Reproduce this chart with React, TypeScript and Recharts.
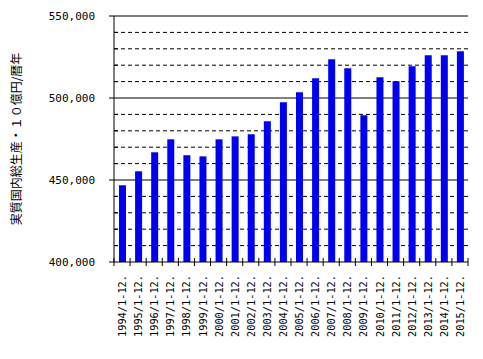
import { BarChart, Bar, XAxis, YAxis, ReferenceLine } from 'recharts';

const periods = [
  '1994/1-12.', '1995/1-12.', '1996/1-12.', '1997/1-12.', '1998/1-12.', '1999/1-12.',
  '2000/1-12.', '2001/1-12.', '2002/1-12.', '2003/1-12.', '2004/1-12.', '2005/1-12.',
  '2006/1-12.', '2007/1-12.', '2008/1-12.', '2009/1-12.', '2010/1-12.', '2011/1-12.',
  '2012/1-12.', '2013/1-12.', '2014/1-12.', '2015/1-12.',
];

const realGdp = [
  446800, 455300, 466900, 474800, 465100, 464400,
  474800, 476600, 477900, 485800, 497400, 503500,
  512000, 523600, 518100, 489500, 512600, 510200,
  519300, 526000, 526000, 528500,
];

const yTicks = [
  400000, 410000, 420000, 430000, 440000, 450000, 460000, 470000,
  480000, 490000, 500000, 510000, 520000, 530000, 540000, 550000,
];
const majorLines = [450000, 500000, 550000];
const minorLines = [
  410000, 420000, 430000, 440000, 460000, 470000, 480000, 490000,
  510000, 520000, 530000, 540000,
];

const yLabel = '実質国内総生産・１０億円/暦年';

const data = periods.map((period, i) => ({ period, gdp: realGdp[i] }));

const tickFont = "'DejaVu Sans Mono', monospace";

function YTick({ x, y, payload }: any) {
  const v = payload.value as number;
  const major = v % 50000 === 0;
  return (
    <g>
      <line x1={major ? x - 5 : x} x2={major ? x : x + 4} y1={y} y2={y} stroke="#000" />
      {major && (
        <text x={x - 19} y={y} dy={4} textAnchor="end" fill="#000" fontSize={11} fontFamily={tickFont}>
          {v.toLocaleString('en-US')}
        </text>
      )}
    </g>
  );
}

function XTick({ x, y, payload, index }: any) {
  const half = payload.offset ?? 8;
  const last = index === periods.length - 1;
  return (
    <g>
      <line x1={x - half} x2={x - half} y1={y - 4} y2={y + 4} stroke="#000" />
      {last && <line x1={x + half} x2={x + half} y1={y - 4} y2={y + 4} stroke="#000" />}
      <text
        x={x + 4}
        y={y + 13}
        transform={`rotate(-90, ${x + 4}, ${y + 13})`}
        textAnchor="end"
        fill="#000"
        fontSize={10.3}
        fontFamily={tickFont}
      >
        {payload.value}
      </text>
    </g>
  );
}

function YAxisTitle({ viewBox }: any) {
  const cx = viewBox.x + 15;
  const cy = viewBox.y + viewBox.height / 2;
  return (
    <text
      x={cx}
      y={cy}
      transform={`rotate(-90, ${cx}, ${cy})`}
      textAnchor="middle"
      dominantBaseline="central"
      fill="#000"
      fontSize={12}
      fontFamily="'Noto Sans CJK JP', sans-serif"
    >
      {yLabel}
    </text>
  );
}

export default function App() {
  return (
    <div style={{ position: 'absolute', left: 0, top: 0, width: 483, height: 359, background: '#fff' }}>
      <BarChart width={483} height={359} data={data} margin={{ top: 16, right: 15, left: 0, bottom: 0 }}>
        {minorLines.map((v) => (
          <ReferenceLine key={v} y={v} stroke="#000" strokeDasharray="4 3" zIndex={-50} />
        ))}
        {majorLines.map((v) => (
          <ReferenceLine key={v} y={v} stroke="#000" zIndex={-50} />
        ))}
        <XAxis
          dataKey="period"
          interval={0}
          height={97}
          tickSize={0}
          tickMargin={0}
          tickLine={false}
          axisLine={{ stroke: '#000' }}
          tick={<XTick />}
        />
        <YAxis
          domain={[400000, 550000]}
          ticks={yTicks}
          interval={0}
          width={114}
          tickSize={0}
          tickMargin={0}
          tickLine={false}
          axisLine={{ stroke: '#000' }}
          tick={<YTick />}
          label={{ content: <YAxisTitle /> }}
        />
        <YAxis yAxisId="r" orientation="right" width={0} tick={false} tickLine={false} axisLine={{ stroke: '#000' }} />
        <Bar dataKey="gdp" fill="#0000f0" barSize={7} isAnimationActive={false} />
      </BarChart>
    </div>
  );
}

◆ Exercise details:
Repeat exactly and only the lines from the start of the data above through the line that holds "const yLabel = '実質国内総生産・１０億円/暦年';", inclusive. Pictures do not belong in the copy.

◆ Answer to the task:
Reproduce this chart with React, TypeScript and Recharts.
import { BarChart, Bar, XAxis, YAxis, ReferenceLine } from 'recharts';

const periods = [
  '1994/1-12.', '1995/1-12.', '1996/1-12.', '1997/1-12.', '1998/1-12.', '1999/1-12.',
  '2000/1-12.', '2001/1-12.', '2002/1-12.', '2003/1-12.', '2004/1-12.', '2005/1-12.',
  '2006/1-12.', '2007/1-12.', '2008/1-12.', '2009/1-12.', '2010/1-12.', '2011/1-12.',
  '2012/1-12.', '2013/1-12.', '2014/1-12.', '2015/1-12.',
];

const realGdp = [
  446800, 455300, 466900, 474800, 465100, 464400,
  474800, 476600, 477900, 485800, 497400, 503500,
  512000, 523600, 518100, 489500, 512600, 510200,
  519300, 526000, 526000, 528500,
];

const yTicks = [
  400000, 410000, 420000, 430000, 440000, 450000, 460000, 470000,
  480000, 490000, 500000, 510000, 520000, 530000, 540000, 550000,
];
const majorLines = [450000, 500000, 550000];
const minorLines = [
  410000, 420000, 430000, 440000, 460000, 470000, 480000, 490000,
  510000, 520000, 530000, 540000,
];

const yLabel = '実質国内総生産・１０億円/暦年';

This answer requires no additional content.